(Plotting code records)

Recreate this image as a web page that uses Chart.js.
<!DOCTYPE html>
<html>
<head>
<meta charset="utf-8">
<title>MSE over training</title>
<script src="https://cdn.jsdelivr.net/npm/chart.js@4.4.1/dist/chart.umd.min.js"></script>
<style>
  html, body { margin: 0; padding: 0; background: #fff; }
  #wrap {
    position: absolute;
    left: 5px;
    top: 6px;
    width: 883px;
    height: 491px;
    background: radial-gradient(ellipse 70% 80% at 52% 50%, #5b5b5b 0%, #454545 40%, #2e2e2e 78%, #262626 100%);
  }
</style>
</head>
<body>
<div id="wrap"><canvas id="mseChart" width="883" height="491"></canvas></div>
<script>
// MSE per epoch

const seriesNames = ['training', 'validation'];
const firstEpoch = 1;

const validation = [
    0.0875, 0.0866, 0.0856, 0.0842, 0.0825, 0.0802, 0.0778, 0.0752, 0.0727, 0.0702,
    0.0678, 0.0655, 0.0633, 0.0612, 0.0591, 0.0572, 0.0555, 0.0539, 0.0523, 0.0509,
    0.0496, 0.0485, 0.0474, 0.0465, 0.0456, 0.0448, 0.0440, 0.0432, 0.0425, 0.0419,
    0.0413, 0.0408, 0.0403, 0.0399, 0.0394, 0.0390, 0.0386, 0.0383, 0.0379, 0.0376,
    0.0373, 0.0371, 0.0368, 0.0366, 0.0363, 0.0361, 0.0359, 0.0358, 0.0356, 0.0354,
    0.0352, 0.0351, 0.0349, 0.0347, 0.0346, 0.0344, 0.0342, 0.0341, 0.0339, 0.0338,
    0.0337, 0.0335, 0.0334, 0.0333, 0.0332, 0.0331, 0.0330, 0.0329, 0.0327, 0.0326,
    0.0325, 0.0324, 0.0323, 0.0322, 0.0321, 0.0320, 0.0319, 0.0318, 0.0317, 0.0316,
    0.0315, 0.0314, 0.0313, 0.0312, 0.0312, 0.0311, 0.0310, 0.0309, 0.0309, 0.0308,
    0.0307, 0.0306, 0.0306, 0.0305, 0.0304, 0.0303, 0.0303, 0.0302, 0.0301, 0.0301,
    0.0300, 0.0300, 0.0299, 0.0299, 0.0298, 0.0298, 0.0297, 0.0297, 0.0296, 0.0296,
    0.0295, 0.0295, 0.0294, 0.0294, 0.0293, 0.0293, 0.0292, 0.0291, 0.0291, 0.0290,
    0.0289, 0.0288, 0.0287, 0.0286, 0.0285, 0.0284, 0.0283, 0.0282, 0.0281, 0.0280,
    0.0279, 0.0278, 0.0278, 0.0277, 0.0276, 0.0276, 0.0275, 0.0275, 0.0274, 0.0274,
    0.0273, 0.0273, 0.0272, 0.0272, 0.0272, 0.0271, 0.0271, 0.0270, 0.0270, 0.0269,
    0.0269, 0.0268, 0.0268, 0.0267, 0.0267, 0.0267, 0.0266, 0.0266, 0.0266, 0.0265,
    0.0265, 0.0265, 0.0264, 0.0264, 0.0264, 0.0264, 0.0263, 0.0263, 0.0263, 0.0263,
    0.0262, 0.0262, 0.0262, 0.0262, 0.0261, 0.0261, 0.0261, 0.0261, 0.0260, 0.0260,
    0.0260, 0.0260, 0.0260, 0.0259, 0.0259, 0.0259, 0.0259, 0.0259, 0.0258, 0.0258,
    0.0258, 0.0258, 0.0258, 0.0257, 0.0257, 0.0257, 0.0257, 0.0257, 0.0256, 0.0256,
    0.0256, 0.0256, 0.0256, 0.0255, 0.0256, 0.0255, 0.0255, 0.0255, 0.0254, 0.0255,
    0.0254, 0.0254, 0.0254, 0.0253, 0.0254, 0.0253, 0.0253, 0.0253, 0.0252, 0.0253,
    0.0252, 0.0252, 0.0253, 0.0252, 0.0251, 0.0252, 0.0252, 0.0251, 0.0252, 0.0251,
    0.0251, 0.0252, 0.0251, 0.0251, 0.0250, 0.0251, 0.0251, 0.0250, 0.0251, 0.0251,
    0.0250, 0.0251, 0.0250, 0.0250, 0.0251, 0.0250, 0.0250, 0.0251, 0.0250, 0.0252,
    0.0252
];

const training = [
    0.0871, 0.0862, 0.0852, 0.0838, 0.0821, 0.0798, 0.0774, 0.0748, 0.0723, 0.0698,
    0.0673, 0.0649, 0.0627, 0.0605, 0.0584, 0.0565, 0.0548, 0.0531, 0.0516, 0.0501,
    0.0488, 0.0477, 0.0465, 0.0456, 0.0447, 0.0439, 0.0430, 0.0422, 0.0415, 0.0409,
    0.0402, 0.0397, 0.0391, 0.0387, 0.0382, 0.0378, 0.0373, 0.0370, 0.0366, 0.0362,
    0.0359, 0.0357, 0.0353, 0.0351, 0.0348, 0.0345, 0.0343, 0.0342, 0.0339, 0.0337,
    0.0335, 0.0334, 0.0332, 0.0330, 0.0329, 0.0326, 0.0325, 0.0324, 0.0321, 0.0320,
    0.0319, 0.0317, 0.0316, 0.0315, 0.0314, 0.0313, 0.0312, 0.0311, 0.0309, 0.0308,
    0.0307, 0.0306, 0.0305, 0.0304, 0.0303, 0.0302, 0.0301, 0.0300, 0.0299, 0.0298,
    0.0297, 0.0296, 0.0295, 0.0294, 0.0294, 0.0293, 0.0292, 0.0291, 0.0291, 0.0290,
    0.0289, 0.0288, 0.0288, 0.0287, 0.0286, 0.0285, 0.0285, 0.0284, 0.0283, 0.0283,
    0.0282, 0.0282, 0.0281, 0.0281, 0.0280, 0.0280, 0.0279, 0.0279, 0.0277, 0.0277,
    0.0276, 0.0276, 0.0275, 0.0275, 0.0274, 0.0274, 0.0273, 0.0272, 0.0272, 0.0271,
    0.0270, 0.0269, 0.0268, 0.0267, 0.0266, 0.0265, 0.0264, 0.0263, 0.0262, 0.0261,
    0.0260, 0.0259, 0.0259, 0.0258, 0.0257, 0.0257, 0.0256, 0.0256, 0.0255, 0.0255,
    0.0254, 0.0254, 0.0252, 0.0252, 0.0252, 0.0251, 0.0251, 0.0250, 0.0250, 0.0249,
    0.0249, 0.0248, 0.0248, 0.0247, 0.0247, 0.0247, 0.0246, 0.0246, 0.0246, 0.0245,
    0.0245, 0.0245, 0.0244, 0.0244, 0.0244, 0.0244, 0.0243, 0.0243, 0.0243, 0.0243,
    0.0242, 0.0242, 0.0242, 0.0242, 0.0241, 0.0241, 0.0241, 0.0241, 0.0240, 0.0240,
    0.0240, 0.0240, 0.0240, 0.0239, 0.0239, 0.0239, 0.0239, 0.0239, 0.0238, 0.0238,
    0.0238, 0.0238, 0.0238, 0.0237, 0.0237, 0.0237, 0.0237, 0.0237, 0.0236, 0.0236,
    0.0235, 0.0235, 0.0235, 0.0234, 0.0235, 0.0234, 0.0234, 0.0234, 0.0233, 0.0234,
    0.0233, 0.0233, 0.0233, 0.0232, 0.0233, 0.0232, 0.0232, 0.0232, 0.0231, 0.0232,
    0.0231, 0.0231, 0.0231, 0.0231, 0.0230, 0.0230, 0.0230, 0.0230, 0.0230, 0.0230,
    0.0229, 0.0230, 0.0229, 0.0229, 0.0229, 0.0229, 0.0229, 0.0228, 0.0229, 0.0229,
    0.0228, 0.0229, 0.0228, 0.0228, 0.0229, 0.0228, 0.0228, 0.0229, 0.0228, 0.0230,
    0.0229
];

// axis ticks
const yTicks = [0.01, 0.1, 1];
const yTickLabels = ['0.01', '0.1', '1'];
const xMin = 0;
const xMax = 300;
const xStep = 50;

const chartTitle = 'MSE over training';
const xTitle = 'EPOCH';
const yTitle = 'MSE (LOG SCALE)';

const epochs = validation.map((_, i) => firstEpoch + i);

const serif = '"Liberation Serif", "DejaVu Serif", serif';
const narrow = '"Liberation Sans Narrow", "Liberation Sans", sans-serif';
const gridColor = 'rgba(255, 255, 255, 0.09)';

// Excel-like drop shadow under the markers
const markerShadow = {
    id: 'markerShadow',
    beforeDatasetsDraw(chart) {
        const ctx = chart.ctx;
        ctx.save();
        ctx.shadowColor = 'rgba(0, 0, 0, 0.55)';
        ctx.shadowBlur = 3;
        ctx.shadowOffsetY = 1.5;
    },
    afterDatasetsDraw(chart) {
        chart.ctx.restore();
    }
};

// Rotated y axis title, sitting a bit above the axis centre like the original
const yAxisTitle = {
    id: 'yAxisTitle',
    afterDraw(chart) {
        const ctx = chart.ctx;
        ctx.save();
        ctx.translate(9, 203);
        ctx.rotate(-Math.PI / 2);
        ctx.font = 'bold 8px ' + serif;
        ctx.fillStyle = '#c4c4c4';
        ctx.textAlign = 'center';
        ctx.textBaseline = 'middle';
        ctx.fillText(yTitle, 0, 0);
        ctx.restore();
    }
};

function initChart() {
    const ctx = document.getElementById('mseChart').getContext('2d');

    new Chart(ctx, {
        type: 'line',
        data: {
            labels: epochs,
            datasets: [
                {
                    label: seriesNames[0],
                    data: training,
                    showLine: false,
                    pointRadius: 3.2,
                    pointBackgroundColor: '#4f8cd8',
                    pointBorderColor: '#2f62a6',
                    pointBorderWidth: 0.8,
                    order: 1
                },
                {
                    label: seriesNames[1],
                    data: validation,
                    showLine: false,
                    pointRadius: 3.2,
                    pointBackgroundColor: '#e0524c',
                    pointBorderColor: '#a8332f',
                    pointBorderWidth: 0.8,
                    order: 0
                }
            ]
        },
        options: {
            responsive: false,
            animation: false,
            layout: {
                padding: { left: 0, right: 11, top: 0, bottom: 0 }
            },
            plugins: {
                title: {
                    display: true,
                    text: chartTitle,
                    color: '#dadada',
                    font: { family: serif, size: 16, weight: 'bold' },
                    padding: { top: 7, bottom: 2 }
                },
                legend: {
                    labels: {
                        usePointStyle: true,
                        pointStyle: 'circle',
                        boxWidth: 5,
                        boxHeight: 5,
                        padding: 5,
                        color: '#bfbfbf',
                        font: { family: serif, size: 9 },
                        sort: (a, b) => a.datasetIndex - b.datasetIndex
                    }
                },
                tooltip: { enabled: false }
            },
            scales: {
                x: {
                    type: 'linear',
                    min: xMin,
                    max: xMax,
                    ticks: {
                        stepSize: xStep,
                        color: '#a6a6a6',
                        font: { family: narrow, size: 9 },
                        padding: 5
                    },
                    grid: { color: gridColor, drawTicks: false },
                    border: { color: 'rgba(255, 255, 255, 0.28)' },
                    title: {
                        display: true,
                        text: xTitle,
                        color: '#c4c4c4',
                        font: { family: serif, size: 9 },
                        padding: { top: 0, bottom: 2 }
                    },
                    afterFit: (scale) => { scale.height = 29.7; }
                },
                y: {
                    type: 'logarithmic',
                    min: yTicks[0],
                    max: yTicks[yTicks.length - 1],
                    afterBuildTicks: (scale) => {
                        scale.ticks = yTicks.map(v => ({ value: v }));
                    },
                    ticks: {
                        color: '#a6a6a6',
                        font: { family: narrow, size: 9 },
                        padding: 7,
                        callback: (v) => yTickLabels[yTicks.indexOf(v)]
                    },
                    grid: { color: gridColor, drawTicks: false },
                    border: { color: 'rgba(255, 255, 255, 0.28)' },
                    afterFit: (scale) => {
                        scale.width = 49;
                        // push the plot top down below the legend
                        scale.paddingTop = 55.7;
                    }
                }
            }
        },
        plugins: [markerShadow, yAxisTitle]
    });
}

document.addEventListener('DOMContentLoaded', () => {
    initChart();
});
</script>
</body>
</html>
==
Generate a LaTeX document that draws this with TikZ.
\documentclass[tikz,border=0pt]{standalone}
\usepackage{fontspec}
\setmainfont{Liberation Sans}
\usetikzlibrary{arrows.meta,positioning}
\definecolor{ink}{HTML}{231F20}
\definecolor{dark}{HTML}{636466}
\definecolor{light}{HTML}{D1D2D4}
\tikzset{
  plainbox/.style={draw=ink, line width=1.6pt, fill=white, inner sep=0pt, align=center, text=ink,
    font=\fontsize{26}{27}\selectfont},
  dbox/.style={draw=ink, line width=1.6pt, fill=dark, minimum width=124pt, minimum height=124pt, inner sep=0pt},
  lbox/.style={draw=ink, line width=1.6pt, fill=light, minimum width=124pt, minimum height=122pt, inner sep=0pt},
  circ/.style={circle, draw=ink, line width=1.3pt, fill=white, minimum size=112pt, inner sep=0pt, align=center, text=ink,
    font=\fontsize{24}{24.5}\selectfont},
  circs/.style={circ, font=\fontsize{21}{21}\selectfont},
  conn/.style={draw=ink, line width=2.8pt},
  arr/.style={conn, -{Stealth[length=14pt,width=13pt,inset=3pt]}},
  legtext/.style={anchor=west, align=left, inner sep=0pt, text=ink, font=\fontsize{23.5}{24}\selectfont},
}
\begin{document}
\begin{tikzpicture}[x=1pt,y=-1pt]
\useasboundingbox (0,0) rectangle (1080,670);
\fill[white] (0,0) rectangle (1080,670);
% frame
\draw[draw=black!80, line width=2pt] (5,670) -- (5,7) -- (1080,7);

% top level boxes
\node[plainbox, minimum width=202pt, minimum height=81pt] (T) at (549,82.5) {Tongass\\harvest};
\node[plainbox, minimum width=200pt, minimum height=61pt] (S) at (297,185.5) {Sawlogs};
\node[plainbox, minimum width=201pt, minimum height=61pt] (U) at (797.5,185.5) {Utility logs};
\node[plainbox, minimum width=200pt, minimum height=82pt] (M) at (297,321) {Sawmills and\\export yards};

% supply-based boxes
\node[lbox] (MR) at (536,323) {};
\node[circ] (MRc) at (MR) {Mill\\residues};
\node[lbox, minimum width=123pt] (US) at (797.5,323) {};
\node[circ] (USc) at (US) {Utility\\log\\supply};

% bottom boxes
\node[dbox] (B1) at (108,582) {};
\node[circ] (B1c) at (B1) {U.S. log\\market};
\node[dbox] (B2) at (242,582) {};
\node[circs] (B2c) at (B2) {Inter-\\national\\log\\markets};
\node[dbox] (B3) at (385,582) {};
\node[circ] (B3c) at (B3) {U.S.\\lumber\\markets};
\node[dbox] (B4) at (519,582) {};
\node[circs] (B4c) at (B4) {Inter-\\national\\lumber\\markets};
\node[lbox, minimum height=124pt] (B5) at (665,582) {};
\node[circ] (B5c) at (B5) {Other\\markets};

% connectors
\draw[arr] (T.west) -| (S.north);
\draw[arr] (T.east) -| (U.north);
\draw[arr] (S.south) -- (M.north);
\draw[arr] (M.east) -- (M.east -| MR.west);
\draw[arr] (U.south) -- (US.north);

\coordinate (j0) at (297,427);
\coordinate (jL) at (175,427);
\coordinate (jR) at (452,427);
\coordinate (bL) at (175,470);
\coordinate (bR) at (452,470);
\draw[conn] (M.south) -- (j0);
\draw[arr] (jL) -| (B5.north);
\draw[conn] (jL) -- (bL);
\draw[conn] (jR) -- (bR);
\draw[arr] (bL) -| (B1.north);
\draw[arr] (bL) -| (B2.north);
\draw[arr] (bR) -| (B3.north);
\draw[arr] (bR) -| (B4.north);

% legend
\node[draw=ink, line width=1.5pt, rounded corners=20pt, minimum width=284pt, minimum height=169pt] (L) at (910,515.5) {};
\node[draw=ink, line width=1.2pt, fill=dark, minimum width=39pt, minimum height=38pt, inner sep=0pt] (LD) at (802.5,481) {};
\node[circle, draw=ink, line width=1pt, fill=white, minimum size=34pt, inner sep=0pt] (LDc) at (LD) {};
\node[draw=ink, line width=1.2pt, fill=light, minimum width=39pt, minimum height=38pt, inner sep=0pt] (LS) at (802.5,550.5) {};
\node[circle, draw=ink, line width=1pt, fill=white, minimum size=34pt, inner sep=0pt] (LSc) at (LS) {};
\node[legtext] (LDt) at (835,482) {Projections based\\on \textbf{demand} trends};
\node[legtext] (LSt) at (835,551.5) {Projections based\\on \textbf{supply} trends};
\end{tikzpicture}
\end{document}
* * *
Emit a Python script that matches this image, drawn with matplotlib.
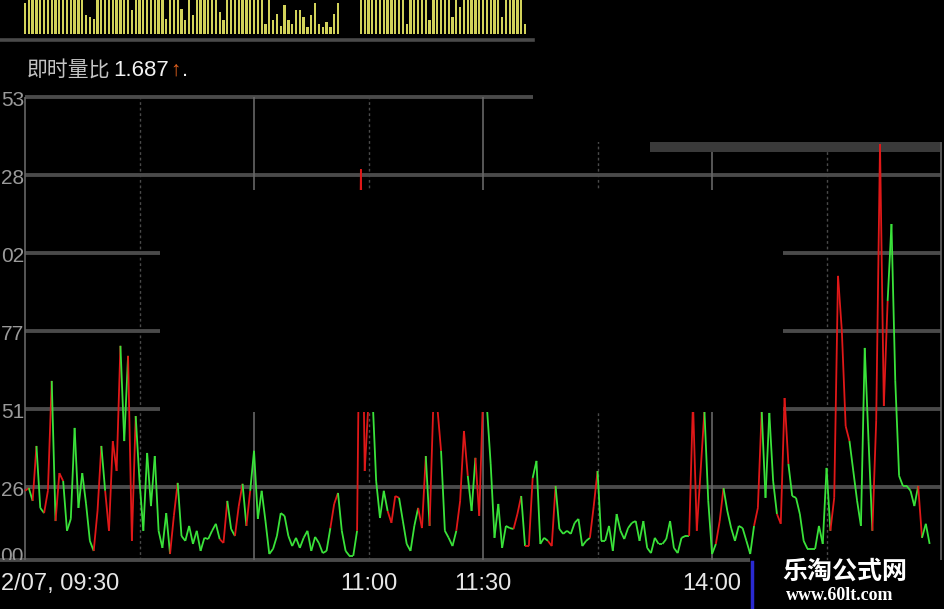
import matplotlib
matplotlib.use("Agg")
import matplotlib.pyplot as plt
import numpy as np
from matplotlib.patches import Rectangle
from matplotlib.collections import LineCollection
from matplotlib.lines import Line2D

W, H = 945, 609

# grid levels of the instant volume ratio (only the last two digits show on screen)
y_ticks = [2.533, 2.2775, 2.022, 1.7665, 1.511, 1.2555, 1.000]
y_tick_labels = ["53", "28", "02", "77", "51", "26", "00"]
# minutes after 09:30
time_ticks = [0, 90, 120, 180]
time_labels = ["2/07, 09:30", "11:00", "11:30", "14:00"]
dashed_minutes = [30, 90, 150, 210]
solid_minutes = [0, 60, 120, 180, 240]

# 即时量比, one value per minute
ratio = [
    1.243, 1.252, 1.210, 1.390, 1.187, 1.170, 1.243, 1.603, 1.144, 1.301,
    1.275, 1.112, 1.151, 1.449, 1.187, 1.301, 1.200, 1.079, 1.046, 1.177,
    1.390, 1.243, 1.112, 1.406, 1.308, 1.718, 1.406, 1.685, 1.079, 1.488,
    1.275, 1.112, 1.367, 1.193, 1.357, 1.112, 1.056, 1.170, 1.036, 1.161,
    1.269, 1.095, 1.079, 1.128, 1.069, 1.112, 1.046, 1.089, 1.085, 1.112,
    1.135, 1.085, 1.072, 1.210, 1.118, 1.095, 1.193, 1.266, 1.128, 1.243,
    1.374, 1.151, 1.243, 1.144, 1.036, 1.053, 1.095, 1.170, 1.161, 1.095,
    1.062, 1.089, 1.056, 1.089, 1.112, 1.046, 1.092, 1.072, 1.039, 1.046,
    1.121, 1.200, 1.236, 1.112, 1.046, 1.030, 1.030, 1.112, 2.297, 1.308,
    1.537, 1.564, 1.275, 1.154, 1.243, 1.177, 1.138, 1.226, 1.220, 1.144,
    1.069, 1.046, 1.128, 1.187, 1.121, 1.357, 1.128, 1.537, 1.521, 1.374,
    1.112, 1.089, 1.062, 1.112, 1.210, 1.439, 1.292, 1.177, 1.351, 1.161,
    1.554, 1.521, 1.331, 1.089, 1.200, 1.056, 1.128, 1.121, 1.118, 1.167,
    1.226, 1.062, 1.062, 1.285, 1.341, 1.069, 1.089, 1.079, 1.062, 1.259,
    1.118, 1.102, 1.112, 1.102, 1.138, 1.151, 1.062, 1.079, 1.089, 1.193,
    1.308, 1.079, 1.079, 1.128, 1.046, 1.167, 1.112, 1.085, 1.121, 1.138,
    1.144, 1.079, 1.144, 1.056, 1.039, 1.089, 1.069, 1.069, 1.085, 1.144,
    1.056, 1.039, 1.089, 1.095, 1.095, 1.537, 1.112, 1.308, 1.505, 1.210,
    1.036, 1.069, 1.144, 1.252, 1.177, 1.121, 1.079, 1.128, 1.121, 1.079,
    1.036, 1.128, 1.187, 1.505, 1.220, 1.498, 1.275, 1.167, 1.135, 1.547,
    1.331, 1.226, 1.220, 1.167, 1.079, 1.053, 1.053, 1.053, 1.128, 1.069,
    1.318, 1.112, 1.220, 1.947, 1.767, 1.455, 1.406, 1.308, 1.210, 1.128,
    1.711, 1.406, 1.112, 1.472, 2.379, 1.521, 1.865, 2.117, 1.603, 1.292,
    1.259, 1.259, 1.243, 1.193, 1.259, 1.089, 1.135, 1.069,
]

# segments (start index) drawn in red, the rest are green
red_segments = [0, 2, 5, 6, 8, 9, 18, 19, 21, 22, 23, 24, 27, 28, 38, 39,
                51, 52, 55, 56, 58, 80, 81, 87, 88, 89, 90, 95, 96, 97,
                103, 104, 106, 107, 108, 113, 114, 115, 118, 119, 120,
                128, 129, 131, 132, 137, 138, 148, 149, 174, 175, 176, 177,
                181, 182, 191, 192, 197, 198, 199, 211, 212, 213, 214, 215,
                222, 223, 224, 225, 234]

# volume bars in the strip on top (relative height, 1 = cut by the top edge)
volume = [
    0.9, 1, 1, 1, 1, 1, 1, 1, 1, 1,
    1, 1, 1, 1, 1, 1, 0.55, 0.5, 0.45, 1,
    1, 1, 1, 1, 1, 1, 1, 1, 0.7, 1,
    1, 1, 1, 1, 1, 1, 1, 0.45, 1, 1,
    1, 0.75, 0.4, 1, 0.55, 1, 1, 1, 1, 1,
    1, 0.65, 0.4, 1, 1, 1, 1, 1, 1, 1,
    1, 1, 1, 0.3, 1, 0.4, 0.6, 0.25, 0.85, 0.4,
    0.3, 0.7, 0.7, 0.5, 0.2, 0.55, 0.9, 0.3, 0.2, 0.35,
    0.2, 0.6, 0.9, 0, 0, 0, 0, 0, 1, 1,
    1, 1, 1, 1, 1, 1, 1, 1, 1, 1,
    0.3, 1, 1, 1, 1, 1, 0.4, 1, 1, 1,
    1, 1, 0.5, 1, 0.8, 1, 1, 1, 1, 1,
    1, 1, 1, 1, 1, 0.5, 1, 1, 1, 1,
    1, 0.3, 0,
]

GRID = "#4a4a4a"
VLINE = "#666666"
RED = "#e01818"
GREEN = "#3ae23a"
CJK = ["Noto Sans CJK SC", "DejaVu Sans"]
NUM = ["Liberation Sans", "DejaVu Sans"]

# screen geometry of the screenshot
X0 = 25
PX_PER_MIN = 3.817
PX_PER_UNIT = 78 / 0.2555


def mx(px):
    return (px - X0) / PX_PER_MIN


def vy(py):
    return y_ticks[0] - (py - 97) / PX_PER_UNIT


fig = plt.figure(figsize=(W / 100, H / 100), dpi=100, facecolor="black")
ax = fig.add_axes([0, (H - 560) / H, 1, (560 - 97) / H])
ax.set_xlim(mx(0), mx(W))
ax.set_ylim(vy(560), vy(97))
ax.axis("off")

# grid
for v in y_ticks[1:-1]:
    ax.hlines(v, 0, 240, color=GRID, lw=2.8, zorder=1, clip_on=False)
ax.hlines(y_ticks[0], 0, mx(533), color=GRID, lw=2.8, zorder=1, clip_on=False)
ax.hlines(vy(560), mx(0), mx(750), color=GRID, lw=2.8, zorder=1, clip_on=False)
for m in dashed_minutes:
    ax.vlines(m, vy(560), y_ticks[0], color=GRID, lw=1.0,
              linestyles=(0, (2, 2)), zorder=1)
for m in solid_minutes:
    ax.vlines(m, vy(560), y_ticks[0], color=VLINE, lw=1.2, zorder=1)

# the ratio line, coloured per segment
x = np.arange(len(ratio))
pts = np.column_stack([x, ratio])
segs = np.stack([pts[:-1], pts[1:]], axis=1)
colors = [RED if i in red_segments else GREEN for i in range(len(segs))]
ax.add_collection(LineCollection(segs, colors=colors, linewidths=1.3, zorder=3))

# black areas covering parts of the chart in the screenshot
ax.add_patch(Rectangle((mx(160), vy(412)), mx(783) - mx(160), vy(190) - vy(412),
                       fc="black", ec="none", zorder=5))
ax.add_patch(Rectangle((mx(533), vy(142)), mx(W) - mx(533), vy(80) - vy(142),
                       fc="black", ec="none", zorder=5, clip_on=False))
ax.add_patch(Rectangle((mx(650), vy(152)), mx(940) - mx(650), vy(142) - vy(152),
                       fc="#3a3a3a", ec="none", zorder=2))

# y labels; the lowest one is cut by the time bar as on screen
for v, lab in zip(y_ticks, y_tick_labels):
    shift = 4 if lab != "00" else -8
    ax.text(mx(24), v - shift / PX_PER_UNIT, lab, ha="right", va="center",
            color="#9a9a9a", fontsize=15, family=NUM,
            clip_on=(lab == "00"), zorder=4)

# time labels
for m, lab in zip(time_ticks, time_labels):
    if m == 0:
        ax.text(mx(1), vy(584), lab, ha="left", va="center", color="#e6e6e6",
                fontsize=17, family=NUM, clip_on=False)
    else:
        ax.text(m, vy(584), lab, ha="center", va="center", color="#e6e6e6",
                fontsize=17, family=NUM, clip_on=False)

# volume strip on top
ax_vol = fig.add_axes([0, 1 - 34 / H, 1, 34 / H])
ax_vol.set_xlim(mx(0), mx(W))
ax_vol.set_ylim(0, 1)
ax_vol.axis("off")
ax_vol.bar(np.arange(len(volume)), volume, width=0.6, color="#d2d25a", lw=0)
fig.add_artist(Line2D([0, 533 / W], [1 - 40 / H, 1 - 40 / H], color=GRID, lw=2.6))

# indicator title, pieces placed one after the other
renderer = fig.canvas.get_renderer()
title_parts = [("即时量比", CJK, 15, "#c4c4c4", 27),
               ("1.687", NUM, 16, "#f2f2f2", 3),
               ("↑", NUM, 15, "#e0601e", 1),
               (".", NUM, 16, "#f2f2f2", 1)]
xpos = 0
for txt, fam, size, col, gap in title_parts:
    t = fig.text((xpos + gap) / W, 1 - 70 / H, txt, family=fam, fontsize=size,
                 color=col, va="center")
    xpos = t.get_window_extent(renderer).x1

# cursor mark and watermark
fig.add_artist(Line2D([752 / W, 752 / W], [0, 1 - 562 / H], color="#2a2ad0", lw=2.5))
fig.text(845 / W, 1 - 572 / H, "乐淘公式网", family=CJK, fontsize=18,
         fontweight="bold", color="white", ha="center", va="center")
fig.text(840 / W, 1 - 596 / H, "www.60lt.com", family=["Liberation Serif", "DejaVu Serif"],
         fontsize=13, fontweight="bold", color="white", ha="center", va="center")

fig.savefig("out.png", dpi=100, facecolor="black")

**REQUIREMENTS:**
Retype, word for word, only the lines from the one containing "Emit a Python" through the one containing "W, H = 945, 609", both included, and leave out any pictures.

**WRITTEN REPLY:**
Emit a Python script that matches this image, drawn with matplotlib.
import matplotlib
matplotlib.use("Agg")
import matplotlib.pyplot as plt
import numpy as np
from matplotlib.patches import Rectangle
from matplotlib.collections import LineCollection
from matplotlib.lines import Line2D

W, H = 945, 609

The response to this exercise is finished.